Now, in the case before us, this much, I think, must be admitted, viz. that marriage, as a sacrament, was exclusively subject to the ecclesiastical jurisdiction; and, therefore, that whatever view the common law might entertain as to the consequence to be attached to this or that form of it, the essence of the sacrament itself was determinable by the doctrine of the Church, and by that alone.

But if this was so, then whatever was accepted by the Church of England as to the essence of marriage must necessarily be allowed to have been the common law upon that point, i.e. there could be no other law by which it could be decided.

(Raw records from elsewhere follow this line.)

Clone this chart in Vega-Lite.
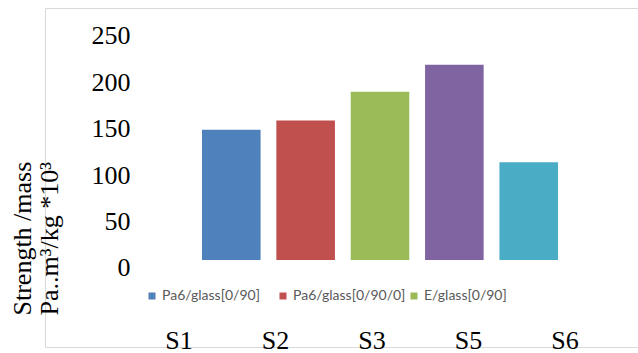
{
  "$schema": "https://vega.github.io/schema/vega-lite/v6.json",
  "width": 593,
  "height": 339,
  "autosize": {"type": "none"},
  "padding": {"left": 45, "top": 8, "right": 0, "bottom": 6},
  "background": "white",
  "config": {
    "view": {"stroke": "#d9d9d9", "strokeWidth": 1},
    "axis": {"grid": false}
  },
  "data": {
    "values": [
      {"sample": "S1", "material": "Pa6/glass[0/90]", "value": 149},
      {"sample": "S2", "material": "Pa6/glass[0/90/0]", "value": 159},
      {"sample": "S3", "material": "E/glass[0/90]", "value": 190},
      {"sample": "S5", "material": "E/glass[0/90/0]", "value": 219},
      {"sample": "S6", "material": "E/glass[±45]", "value": 114}
    ]
  },
  "layer": [
    {
      "mark": {"type": "bar", "y2Offset": -8},
      "encoding": {
        "x": {
          "field": "sample",
          "type": "nominal",
          "scale": {"range": [157, 513], "paddingInner": 0.212, "paddingOuter": 0},
          "axis": null
        },
        "y": {
          "field": "value",
          "type": "quantitative",
          "scale": {"domain": [-85.13, 280.17], "nice": false, "zero": false},
          "axis": {
            "orient": "left",
            "offset": -85,
            "values": [0, 50, 100, 150, 200, 250],
            "domain": false,
            "ticks": false,
            "tickSize": 0,
            "labelPadding": 0,
            "labelAlign": "right",
            "labelBaseline": "middle",
            "labelFont": "Liberation Serif",
            "labelFontSize": 26,
            "labelColor": "#000000",
            "title": ["Strength /mass", "Pa..m³/kg *10³"],
            "titleFont": "Liberation Serif",
            "titleFontSize": 26,
            "titleFontWeight": "normal",
            "titleColor": "#000000",
            "titleAngle": -90,
            "titleAlign": "left",
            "titleBaseline": "alphabetic",
            "titleLineHeight": 27,
            "titleX": -100,
            "titleY": 307
          }
        },
        "y2": {"datum": 0},
        "color": {
          "field": "material",
          "type": "nominal",
          "scale": {
            "domain": ["Pa6/glass[0/90]", "Pa6/glass[0/90/0]", "E/glass[0/90]", "E/glass[0/90/0]", "E/glass[±45]"],
            "range": ["#4f81bd", "#c0504d", "#9bbb59", "#8064a2", "#4bacc6"]
          },
          "legend": {
            "orient": "none",
            "legendX": 100,
            "legendY": 281,
            "direction": "horizontal",
            "columns": 3,
            "gridAlign": "all",
            "columnPadding": 1,
            "padding": 0,
            "title": null,
            "values": ["Pa6/glass[0/90]", "Pa6/glass[0/90/0]", "E/glass[0/90]"],
            "symbolType": "square",
            "symbolSize": 49,
            "symbolStrokeWidth": 0,
            "labelFont": "Lato",
            "labelFontSize": 14,
            "labelColor": "#595959",
            "labelOffset": 3,
            "labelLimit": 300
          }
        }
      }
    },
    {
      "mark": {"type": "point", "opacity": 0},
      "encoding": {
        "x": {
          "field": "sample",
          "type": "ordinal",
          "scale": {"type": "point", "range": [133.5, 519.5], "padding": 0},
          "axis": {
            "orient": "bottom",
            "offset": -7,
            "domain": false,
            "ticks": false,
            "tickSize": 0,
            "labelPadding": 0,
            "labelAngle": 0,
            "labelBaseline": "middle",
            "labelFont": "Liberation Serif",
            "labelFontSize": 26,
            "labelColor": "#000000",
            "title": null
          }
        },
        "y": {"field": "value", "type": "quantitative"}
      }
    }
  ],
  "resolve": {"scale": {"x": "independent"}, "axis": {"x": "independent"}}
}
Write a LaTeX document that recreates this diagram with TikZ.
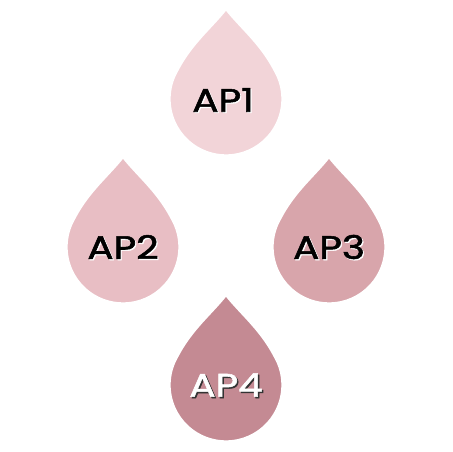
\documentclass[tikz,border=0pt]{standalone}
\usepackage{fontspec}
\newfontfamily\lblfont{Poppins}[FakeBold=1.6]
\usetikzlibrary{shadows.blur}
\definecolor{cA}{RGB}{242,212,216}
\definecolor{cB}{RGB}{232,190,196}
\definecolor{cC}{RGB}{216,165,171}
\definecolor{cD}{RGB}{196,138,147}
\tikzset{
  drop/.pic={
    \path[pic actions] (0,90) .. controls (15,71) and (34.5,56) .. (30:1.13cm)
      arc[start angle=30, end angle=-210, radius=1.13cm]
      .. controls (-34.5,56) and (-15,71) .. cycle;
  },
  dropstyle/.style={draw=white, line width=1.3pt,
    blur shadow={shadow xshift=0.3pt, shadow yshift=-0.8pt, shadow blur radius=5pt, shadow opacity=50}},
  lbl/.style={font=\lblfont\fontsize{18.5}{20}\selectfont, inner sep=0pt, xscale=1.2, transform shape},
}
\begin{document}
\begin{tikzpicture}[x=0.02cm,y=0.02cm]
\useasboundingbox[fill=white] (0,0) rectangle (452,452);
\pic[dropstyle, fill=cA] at (226,353) {drop};
\pic[dropstyle, fill=cB] at (123,205) {drop};
\pic[dropstyle, fill=cC] at (329,205) {drop};
\pic[dropstyle, fill=cD] at (226,67) {drop};
% labels with shadows
\node[lbl, white] (ap1s) at (224.2,350.8) {AP1};
\node[lbl, black] (ap1) at (223,352) {AP1};
\node[lbl, white] (ap2s) at (124.2,203.8) {AP2};
\node[lbl, black] (ap2) at (123,205) {AP2};
\node[lbl, white] (ap3s) at (330.2,203.8) {AP3};
\node[lbl, black] (ap3) at (329,205) {AP3};
\node[lbl, black!80] (ap4s) at (227.4,65.6) {AP4};
\node[lbl, white] (ap4) at (226,67) {AP4};
\end{tikzpicture}
\end{document}
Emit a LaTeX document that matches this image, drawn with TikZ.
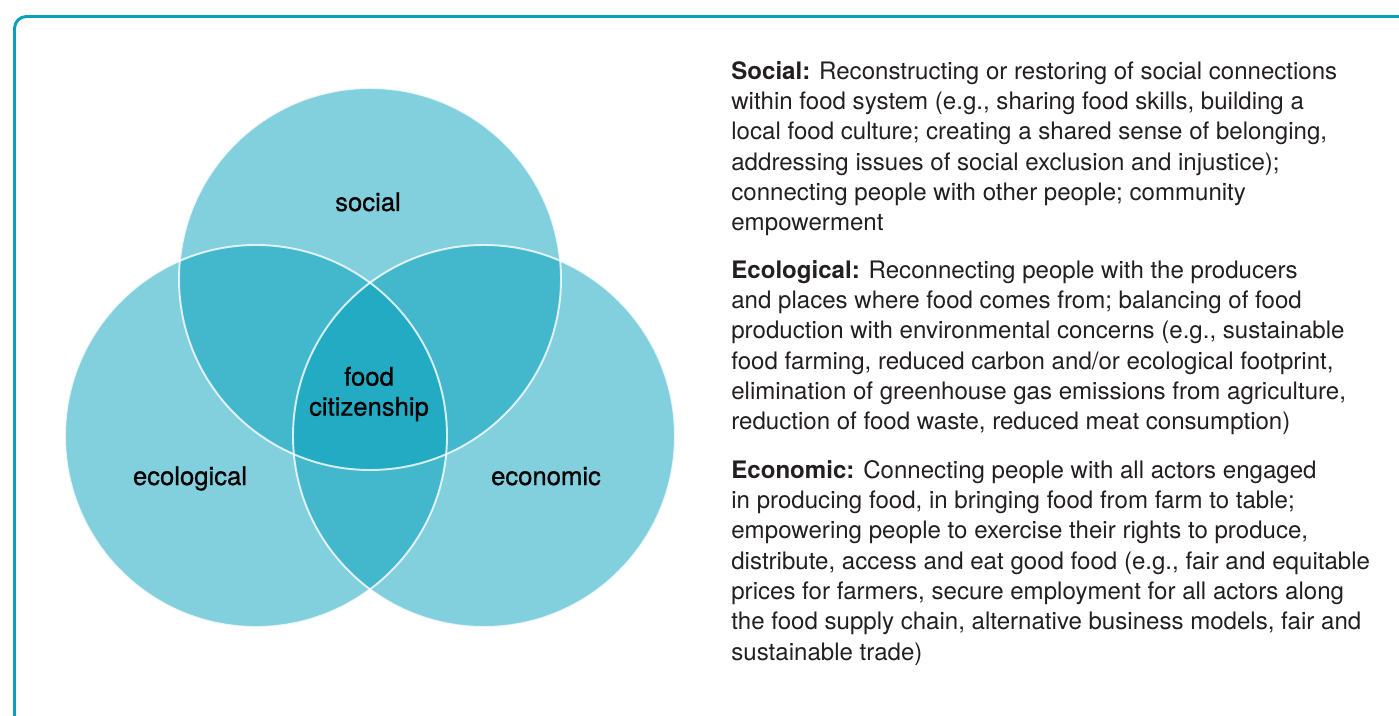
\documentclass[tikz,border=0pt]{standalone}
\usepackage{fontspec}
\setmainfont{TeX Gyre Heros}
\newfontfamily\labelfont[FakeBold=0.7]{TeX Gyre Heros}

\definecolor{venn}{RGB}{5,159,187}
\definecolor{frameline}{RGB}{10,160,189}
\definecolor{ink}{RGB}{35,31,32}

\tikzset{
  setfill/.style={fill=venn, fill opacity=0.5},
  setline/.style={draw=white, draw opacity=0.8, line width=1.1pt},
  setlabel/.style={font=\labelfont\fontsize{14.6}{17.1}\selectfont, text=black, align=center},
  note/.style={font=\fontsize{13.7}{17.25}\selectfont, text=ink, align=left,
    anchor=north west, inner sep=0pt}
}

\begin{document}
\begin{tikzpicture}[x=0.02cm, y=-0.02cm]
  \useasboundingbox (0,0) rectangle (1399,716);
  \begin{scope}
    \clip (0,0) rectangle (1399,716);
    \draw[frameline, line width=1.7pt, rounded corners=0.24cm] (14.5,16.5) rectangle (1440,760);
  \end{scope}

  % the three sets
  \fill[setfill] (370,279) circle (191);
  \fill[setfill] (256,436) circle (191);
  \fill[setfill] (484,436) circle (191);
  \draw[setline] (370,279) circle (191);
  \draw[setline] (256,436) circle (191);
  \draw[setline] (484,436) circle (191);

  \node[setlabel, anchor=base] (social) at (368,211) {social};
  \node[setlabel, anchor=base] (ecological) at (190,485) {ecological};
  \node[setlabel, anchor=base] (economic) at (546,485) {economic};
  \node[setlabel] (citizenship) at (369,394) {food\\citizenship};

  % descriptions
  \node[note] (socialtext) at (731,61) {\textbf{Social:} Reconstructing or restoring of social connections\\
    within food system (e.g., sharing food skills, building a\\
    local food culture; creating a shared sense of belonging,\\
    addressing issues of social exclusion and injustice);\\
    connecting people with other people; community\\
    empowerment};
  \node[note] (ecotext) at (731,260) {\textbf{Ecological:} Reconnecting people with the producers\\
    and places where food comes from; balancing of food\\
    production with environmental concerns (e.g., sustainable\\
    food farming, reduced carbon and/or ecological footprint,\\
    elimination of greenhouse gas emissions from agriculture,\\
    reduction of food waste, reduced meat consumption)};
  \node[note] (econtext) at (731,460) {\textbf{Economic:} Connecting people with all actors engaged\\
    in producing food, in bringing food from farm to table;\\
    empowering people to exercise their rights to produce,\\
    distribute, access and eat good food (e.g., fair and equitable\\
    prices for farmers, secure employment for all actors along\\
    the food supply chain, alternative business models, fair and\\
    sustainable trade)};
\end{tikzpicture}
\end{document}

Granting, therefore, that J. de Burgh, or any other ecclesiastical writer, has laid down rules upon subjects of mixed jurisdiction which the common law disallows, it by no means follows that his authority is to be slighted where he speaks of matters that were exclusively ecclesiastical. Indeed, the opposition of the common law upon given points, e.g. the legitimation by subsequent marriage, gives a pregnant meaning to its silence upon others.

I find that in the autumn of that year (1843) Mr. Hope spent some time in making researches into the records at York connected with the law of marriage. In a letter to Mr. Badeley (September 28) he says, 'At York I was successful in finding a variety of matrimonial causes, from A.D. 1301 downwards, which I think illustrate the right view of the question. The records there abound in well-preserved forms of proceeding, and it was with regret that I gave up further investigations. The labour, however, of reading and transcribing extracts was occasionally harder than suits holiday work.' In the same letter he speaks with much pleasure of a day spent at Burton Agnes with Archdeacons E. Wilberforce, Manning, &c., and as particularly indebted to the Archbishop of York and his family for the reception they gave him. The correspondence, indeed, affords a gracious epistle from the Archbishop himself (then nearly eighty-six years of age) to Mr. Hope, dated Trentham, September 30, 1843, in which, after expressing his high satisfaction at some legal advice which he had received from him, he goes on to say:—

I have only to add that nothing could gratify us more than your having occasion—and the sooner the better—to refer again to the York archives for any purpose whatever; 'provided always, and be it hereby enacted, that such reference be had during the period of the Archbishop's annual residence at Bishopthorpe.'

Ever truly yrs,

E. EBOR.

It may here be permitted me to quote a few lines from memoranda about Mr. Hope, kindly written at the request of one of his nearest relatives by a lady whose genius as well as catholic feeling especially fitted her to preserve those traces which I am sure no reader would wish should be allowed to fade away. They afford at once a proof that when doubts as to his religious position were approaching their most painful stage, he never allowed them to interfere with those duties of religion which are binding on all intellectual states alike, and they present a glimpse both of his appearance and manner at that date which will greatly assist the reader in forming an idea of him.

I think it was in 1843 that I first saw your dear brother in Margaret Street Chapel, the favourite place of worship of the Puseyites in those days, and noticed him and his friend Mr. Badeley walking away together, and was more struck with his appearance than with that of any other person I have ever seen before or since…. It is only in pictures that I have ever seen anything equalling, and never anything surpassing, what was, at the time I am speaking of, the ideal beauty of his face and figure.